Your instructions: Tell how many lines contain the word "that". Reply with the number only.

Source data:
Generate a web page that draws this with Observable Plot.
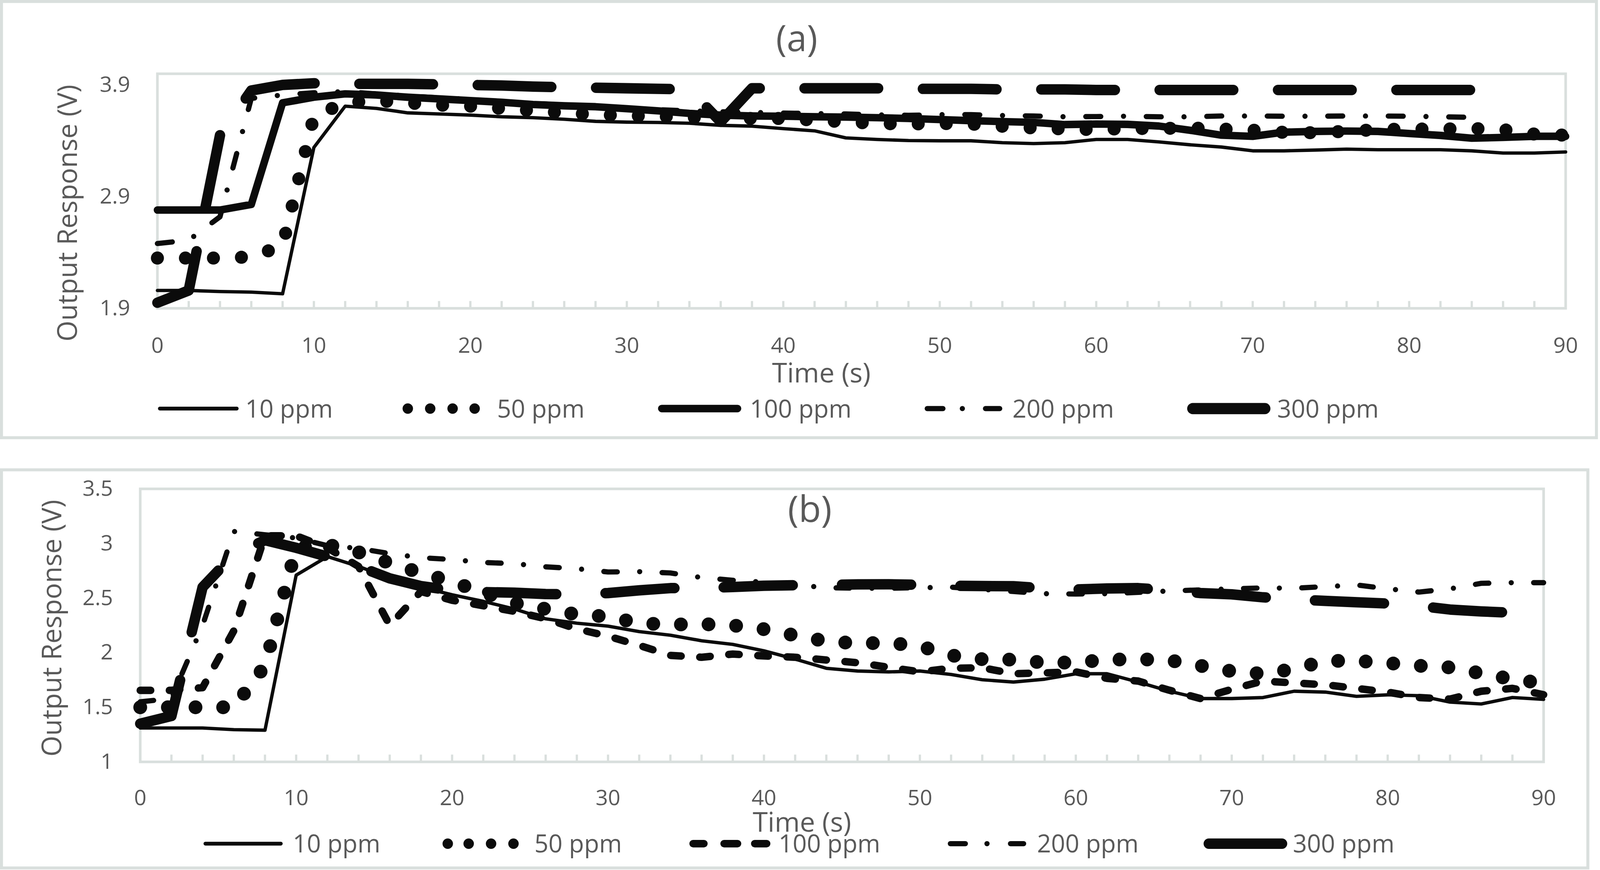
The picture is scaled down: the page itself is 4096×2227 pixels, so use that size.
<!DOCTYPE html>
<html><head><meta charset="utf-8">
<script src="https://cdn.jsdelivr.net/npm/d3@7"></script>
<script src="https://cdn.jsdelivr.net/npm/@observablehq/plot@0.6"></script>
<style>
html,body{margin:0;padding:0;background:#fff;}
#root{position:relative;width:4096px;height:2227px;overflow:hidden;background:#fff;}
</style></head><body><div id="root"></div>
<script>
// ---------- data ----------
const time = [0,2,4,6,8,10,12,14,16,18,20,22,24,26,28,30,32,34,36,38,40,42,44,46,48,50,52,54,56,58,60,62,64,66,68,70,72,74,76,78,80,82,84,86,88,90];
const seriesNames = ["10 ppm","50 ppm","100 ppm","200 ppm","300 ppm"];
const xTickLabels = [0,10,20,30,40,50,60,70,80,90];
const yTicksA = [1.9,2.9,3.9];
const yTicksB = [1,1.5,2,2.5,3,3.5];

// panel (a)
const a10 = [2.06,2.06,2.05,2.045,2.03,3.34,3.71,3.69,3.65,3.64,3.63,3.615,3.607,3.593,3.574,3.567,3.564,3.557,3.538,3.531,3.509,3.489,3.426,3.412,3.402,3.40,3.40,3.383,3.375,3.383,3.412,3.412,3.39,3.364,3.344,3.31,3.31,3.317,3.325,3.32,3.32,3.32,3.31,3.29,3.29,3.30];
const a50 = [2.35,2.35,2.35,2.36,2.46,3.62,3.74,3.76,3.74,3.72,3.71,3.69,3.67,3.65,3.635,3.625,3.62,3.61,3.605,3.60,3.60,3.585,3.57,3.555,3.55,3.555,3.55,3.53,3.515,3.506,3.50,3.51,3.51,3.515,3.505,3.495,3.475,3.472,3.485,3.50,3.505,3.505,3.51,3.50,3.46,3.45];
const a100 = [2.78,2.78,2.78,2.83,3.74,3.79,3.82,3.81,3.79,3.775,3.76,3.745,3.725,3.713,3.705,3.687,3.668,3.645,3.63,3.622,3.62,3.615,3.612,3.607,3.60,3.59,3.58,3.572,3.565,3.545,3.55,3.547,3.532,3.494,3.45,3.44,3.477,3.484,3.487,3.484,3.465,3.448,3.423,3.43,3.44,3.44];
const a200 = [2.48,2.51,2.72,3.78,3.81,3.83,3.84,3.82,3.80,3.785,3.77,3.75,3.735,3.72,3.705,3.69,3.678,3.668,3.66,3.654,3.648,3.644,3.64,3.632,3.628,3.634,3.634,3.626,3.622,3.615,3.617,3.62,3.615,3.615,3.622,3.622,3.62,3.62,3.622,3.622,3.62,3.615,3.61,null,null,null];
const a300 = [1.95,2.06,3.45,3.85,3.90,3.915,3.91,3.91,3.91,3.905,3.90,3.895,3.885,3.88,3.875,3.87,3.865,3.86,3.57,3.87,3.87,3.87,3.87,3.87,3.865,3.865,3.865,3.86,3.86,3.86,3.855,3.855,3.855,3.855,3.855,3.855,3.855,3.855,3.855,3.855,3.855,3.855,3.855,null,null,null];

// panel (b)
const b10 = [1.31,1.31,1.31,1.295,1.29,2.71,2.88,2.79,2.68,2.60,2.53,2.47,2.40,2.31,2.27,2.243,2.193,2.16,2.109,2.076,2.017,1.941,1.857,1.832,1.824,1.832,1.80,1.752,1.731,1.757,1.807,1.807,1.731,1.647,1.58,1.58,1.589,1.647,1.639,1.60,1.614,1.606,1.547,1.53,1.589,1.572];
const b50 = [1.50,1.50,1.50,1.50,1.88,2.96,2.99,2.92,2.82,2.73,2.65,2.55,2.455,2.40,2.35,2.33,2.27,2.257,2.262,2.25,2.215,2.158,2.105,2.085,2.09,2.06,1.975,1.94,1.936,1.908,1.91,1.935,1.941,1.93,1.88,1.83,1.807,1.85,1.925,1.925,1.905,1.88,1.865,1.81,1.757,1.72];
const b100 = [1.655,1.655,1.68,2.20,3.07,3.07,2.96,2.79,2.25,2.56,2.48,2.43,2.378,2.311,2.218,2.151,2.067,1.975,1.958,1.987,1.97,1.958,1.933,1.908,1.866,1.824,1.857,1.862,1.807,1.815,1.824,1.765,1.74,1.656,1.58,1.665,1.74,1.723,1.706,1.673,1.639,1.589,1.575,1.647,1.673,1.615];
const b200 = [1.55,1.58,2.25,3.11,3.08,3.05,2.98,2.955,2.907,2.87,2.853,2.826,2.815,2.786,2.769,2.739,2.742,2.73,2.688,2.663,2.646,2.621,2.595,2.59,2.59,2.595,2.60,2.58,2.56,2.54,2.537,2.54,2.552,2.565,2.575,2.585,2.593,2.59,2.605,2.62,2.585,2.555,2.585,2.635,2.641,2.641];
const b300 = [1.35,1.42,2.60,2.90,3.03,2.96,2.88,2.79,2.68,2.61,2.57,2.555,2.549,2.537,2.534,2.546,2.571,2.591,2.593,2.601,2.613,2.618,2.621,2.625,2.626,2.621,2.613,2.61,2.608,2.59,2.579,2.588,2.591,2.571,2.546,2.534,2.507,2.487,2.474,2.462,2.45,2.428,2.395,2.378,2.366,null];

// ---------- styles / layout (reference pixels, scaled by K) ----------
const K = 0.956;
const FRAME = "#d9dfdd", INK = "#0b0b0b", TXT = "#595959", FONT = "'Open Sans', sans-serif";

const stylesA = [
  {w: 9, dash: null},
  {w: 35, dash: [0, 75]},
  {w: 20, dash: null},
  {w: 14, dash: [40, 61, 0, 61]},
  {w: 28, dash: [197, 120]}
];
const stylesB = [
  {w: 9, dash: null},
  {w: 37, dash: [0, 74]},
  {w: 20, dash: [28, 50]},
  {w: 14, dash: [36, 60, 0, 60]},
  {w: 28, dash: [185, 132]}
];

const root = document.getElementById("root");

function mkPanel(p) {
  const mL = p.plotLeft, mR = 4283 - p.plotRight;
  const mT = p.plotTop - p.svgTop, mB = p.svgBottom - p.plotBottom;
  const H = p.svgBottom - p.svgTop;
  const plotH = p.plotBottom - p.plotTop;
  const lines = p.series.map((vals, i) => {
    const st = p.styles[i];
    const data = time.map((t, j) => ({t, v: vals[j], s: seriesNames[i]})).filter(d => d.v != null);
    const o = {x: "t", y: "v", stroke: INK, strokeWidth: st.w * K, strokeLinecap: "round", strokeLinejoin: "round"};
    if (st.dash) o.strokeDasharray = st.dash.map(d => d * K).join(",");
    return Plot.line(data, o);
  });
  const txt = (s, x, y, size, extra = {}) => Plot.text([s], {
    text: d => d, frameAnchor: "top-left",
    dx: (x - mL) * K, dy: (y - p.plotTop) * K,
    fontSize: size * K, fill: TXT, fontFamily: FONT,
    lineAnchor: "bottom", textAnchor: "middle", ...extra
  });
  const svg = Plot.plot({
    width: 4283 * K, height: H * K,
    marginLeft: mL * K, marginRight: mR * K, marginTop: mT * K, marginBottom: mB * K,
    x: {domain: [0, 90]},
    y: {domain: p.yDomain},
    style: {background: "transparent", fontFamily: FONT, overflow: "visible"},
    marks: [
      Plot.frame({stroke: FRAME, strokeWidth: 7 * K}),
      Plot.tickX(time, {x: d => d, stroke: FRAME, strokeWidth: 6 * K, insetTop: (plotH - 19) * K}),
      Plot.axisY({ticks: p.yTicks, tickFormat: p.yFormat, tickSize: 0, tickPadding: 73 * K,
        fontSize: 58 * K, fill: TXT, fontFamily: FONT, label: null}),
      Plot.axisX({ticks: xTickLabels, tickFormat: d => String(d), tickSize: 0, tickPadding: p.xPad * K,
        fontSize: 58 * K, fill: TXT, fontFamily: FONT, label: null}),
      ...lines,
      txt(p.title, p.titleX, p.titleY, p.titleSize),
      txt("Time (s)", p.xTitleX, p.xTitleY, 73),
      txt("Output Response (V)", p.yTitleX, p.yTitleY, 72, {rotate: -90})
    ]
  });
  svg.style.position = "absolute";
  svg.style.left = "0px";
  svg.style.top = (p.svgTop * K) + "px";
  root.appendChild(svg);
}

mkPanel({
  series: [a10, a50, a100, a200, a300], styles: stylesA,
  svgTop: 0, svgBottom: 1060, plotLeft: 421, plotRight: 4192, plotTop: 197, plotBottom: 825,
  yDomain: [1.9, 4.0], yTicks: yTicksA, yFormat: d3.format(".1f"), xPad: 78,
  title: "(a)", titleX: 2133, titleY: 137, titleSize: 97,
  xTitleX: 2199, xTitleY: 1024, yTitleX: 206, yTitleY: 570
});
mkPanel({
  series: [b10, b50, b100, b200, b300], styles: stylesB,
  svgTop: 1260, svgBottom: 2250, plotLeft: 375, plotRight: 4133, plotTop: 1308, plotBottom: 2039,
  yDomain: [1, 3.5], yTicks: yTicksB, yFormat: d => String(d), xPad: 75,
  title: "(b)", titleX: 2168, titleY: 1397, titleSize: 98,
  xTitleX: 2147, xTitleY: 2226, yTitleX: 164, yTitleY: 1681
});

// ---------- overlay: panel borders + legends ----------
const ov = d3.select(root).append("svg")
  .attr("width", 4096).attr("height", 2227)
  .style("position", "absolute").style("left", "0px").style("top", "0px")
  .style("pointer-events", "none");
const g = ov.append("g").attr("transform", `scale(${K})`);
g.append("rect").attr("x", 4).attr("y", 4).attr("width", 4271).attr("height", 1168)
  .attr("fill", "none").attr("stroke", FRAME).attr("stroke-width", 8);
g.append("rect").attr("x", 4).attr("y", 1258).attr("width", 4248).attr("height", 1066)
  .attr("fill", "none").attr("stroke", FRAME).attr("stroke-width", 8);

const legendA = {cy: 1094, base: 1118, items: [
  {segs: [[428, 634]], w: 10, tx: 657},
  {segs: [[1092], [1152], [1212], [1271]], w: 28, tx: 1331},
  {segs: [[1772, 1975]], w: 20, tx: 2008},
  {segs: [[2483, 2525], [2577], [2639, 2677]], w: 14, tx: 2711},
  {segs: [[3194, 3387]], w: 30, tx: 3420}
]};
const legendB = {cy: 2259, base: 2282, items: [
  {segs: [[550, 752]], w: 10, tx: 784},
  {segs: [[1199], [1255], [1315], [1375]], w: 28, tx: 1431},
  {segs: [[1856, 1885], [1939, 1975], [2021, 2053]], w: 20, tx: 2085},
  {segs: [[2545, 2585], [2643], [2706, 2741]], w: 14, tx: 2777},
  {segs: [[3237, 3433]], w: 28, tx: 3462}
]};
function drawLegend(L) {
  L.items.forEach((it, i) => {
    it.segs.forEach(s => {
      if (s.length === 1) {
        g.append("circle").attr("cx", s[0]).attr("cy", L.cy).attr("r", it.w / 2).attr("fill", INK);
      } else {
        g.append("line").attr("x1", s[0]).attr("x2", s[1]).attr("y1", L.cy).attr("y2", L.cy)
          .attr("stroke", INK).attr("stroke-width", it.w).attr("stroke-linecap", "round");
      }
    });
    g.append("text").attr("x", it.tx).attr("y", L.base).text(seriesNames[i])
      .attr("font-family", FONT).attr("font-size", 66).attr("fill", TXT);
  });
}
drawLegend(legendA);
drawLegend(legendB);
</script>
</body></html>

Final answer: 2